Come to think of it, Nietzsche’s famous phrase: God is dead, has a peculiar ring to it. It is not an unqualified statement of atheism, a simple denial of the existence of God; it is rather the announcement that someone who was alive at some time has died. God existed, he exists no more. A straight atheism would have tried to prove that God is not, does not exist, cannot exist. Not so Nietzsche: for him God has died. The one who is acclaimed by a long tradition as the Immortal, has disappeared from the scene, his time is over. God is dead.

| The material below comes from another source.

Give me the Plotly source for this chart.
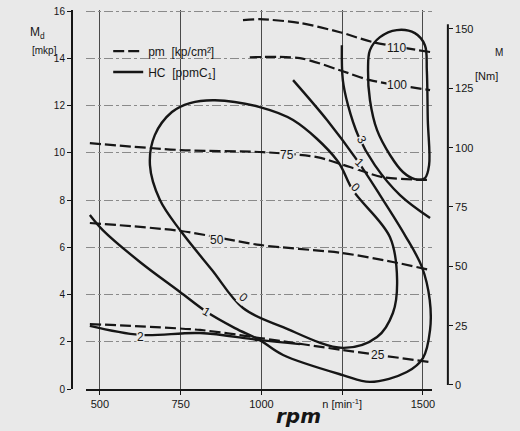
import plotly.graph_objects as go

# ---------------- data ----------------
# HC iso-lines (solid)
hc0_rpm = [856, 995, 1098, 1234, 1283, 1398, 1420, 1407, 1358, 1252, 1067, 943, 847, 748, 686, 655, 670, 723, 779, 856]
hc0_md = [12.23, 11.94, 11.39, 9.69, 8.42, 6.43, 4.61, 3.22, 2.20, 1.74, 2.62, 3.43, 5.04, 6.73, 8.00, 9.48, 10.75, 11.73, 12.11, 12.23]

hc1_rpm = [469, 509, 624, 748, 831, 918, 995, 1067, 1252, 1336, 1450, 1500, 1522, 1521, 1497, 1444, 1367, 1296, 1203, 1098]
hc1_md = [7.37, 6.73, 5.38, 4.11, 3.26, 2.58, 2.07, 1.44, 0.59, 0.30, 0.72, 1.31, 2.50, 3.77, 5.16, 6.52, 8.21, 9.69, 11.39, 13.08]

hc2_rpm = [469, 624, 810, 995, 1119]
hc2_md = [2.67, 2.29, 2.37, 2.07, 1.90]

hc3_rpm = [1249, 1252, 1268, 1299, 1351, 1429, 1522]
hc3_md = [14.56, 13.08, 12.02, 10.75, 9.48, 8.21, 7.24]

hcloop_rpm = [1419, 1367, 1336, 1330, 1336, 1358, 1398, 1438, 1475, 1506, 1519, 1515, 1512, 1506, 1475, 1419]
hcloop_md = [15.20, 14.90, 14.35, 13.50, 12.23, 10.96, 9.91, 9.19, 8.89, 8.93, 9.48, 11.39, 13.50, 14.56, 15.07, 15.20]

# pm iso-lines (dashed)
pm110_rpm = [943, 995, 1119, 1243, 1345, 1522]
pm110_md = [15.62, 15.66, 15.50, 15.11, 14.69, 14.27]
pm100_rpm = [964, 1119, 1243, 1336, 1522]
pm100_md = [14.05, 14.01, 13.50, 13.08, 12.66]
pm75_rpm = [469, 750, 1005, 1172, 1274, 1376, 1522]
pm75_md = [10.41, 10.12, 10.03, 9.82, 9.40, 8.97, 8.85]
pm50_rpm = [469, 751, 995, 1249, 1407, 1522]
pm50_md = [7.03, 6.69, 6.10, 5.76, 5.38, 5.04]
pm25_rpm = [469, 810, 995, 1252, 1522]
pm25_md = [2.75, 2.50, 2.16, 1.65, 1.14]

# curve labels
lab_text = ["0", "1", "2", "0", "1", "3", "110", "100", "75", "50", "25"]
lab_rpm = [943, 831, 627, 1290, 1305, 1311, 1419, 1419, 1079, 862, 1361]
lab_md = [3.89, 3.26, 2.20, 8.55, 9.57, 10.54, 14.43, 12.87, 9.93, 6.31, 1.44]
lab_angle = [40, 30, 0, 45, 45, 60, 0, 0, 0, 0, 0]

# axes ticks
x_ticks = [500, 750, 1000, 1250, 1500]
x_ticktext = ["500", "750", "1000", "n [min<sup>-1</sup>]", "1500"]
md_ticks = [0, 2, 4, 6, 8, 10, 12, 14, 16]
nm_ticks = [0, 25, 50, 75, 100, 125, 150]

# ---------------- styling ----------------
BG = "#e9e9e9"
INK = "#161616"
FONT = "Liberation Sans"

fig = go.Figure()

hc_sets = [(hc0_rpm, hc0_md), (hc1_rpm, hc1_md), (hc2_rpm, hc2_md),
           (hc3_rpm, hc3_md), (hcloop_rpm, hcloop_md)]
pm_sets = [(pm110_rpm, pm110_md), (pm100_rpm, pm100_md), (pm75_rpm, pm75_md),
           (pm50_rpm, pm50_md), (pm25_rpm, pm25_md)]

for i, (xs, ys) in enumerate(pm_sets):
    fig.add_trace(go.Scatter(
        x=xs, y=ys, mode="lines",
        line=dict(color=INK, width=2.2, dash="11px,4px", shape="spline", smoothing=0.8),
        name="pm  [kp/cm²]", legendgroup="pm", showlegend=(i == 0),
        hoverinfo="skip"))

for i, (xs, ys) in enumerate(hc_sets):
    fig.add_trace(go.Scatter(
        x=xs, y=ys, mode="lines",
        line=dict(color=INK, width=2.4, shape="spline", smoothing=1.0),
        name="HC  [ppmC<sub>1</sub>]", legendgroup="hc", showlegend=(i == 0),
        hoverinfo="skip"))

# dummy trace to activate the right-hand axis
fig.add_trace(go.Scatter(x=[None], y=[None], yaxis="y2", showlegend=False, hoverinfo="skip"))

# curve labels (with background to break the lines)
for t, xv, yv, a in zip(lab_text, lab_rpm, lab_md, lab_angle):
    fig.add_annotation(x=xv, y=yv, text=t, showarrow=False, textangle=a,
                       font=dict(family=FONT, size=12, color=INK),
                       bgcolor=BG, borderpad=0)

# axis titles
fig.add_annotation(xref="paper", yref="paper", x=-0.027, y=0.966, text="M<sub>d</sub>",
                   showarrow=False, font=dict(family=FONT, size=12, color=INK))
fig.add_annotation(xref="paper", yref="paper", x=-0.023, y=0.913, text="[mkp]",
                   showarrow=False, font=dict(family=FONT, size=10, color=INK))
fig.add_annotation(xref="paper", yref="paper", x=1.057, y=0.908, text="M",
                   showarrow=False, font=dict(family=FONT, size=10, color=INK))
fig.add_annotation(xref="paper", yref="paper", x=1.045, y=0.847, text="[Nm]",
                   showarrow=False, font=dict(family=FONT, size=11, color=INK))
fig.add_annotation(xref="paper", yref="paper", x=0.588, y=-0.036, yanchor="top",
                   text="<b><i>rpm</i></b>", showarrow=False, borderpad=0,
                   font=dict(family="DejaVu Sans", size=20, color=INK))

# right axis line (spans 0..150 Nm only)
fig.add_shape(type="line", xref="paper", yref="y2", x0=0.927, x1=0.927, y0=0, y1=152,
              line=dict(color=INK, width=2))

fig.update_layout(
    width=520, height=431,
    margin=dict(l=40, r=40, t=10, b=42, autoexpand=False),
    paper_bgcolor=BG, plot_bgcolor=BG,
    font=dict(family=FONT, color=INK, size=11),
    showlegend=True,
    legend=dict(x=0.155, y=0.93, xanchor="left", yanchor="top",
                bgcolor="rgba(0,0,0,0)", font=dict(family=FONT, size=12, color=INK),
                itemwidth=30, tracegroupgap=2),
    xaxis=dict(domain=[0.1045, 0.8909], range=[457, 1528],
               tickvals=x_ticks, ticktext=x_ticktext, automargin=False,
               showgrid=True, gridcolor="#4a4a4a", gridwidth=1,
               showline=True, linecolor=INK, linewidth=2,
               ticks="outside", ticklen=4, tickcolor=INK,
               zeroline=False, tickfont=dict(size=11, color=INK)),
    yaxis=dict(domain=[0, 1], range=[0, 16.05], anchor="free", position=0.0727,
               tickvals=md_ticks, showgrid=True, gridcolor="#8a8a8a", gridwidth=1,
               griddash="dashdot", automargin=False,
               showline=True, linecolor=INK, linewidth=2,
               ticks="outside", ticklen=4, tickcolor=INK, zeroline=False,
               tickfont=dict(size=10, color=INK)),
    yaxis2=dict(overlaying="y", side="right", anchor="free", position=0.927,
                range=[-1.69, 158.0], tickvals=nm_ticks, showgrid=False,
                showline=False, ticks="outside", ticklen=4, tickcolor=INK,
                zeroline=False, automargin=False, tickfont=dict(size=11, color=INK)),
)

fig.write_html("out.html", config={"displayModeBar": False},
               post_script="document.body.style.margin='0';document.body.style.overflow='hidden';")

It would be too easy an answer if we decided that, in any case, Nietzsche is dead. We can perhaps qualify Nietzsche’s statement and say that in view of the faith of ever so many theists, God is not really dead yet. But, somehow, we have to agree that something is wrong with God. It would be accurate to say, resuming Nietzsche’s imagery, that if God is not really dead, he is at any rate sick. If he has not disappeared yet, it is at least clear that his appearance is not quite what it should be. And it seems timely to ask: what is the matter with God? Or, again more closely to Nietzsche’s language: what has become of God ?
I think we can dispense with arguing the actuality of the problem. Ever since the Bishop of Woolwich wrote his Honest to God, it has been clear that God has become a problem generally, also within the fold of the Christian churches. Bonhoeffer’s program of a life in a world come of age ‘as if God did not exist’ also finds a rather amazing following.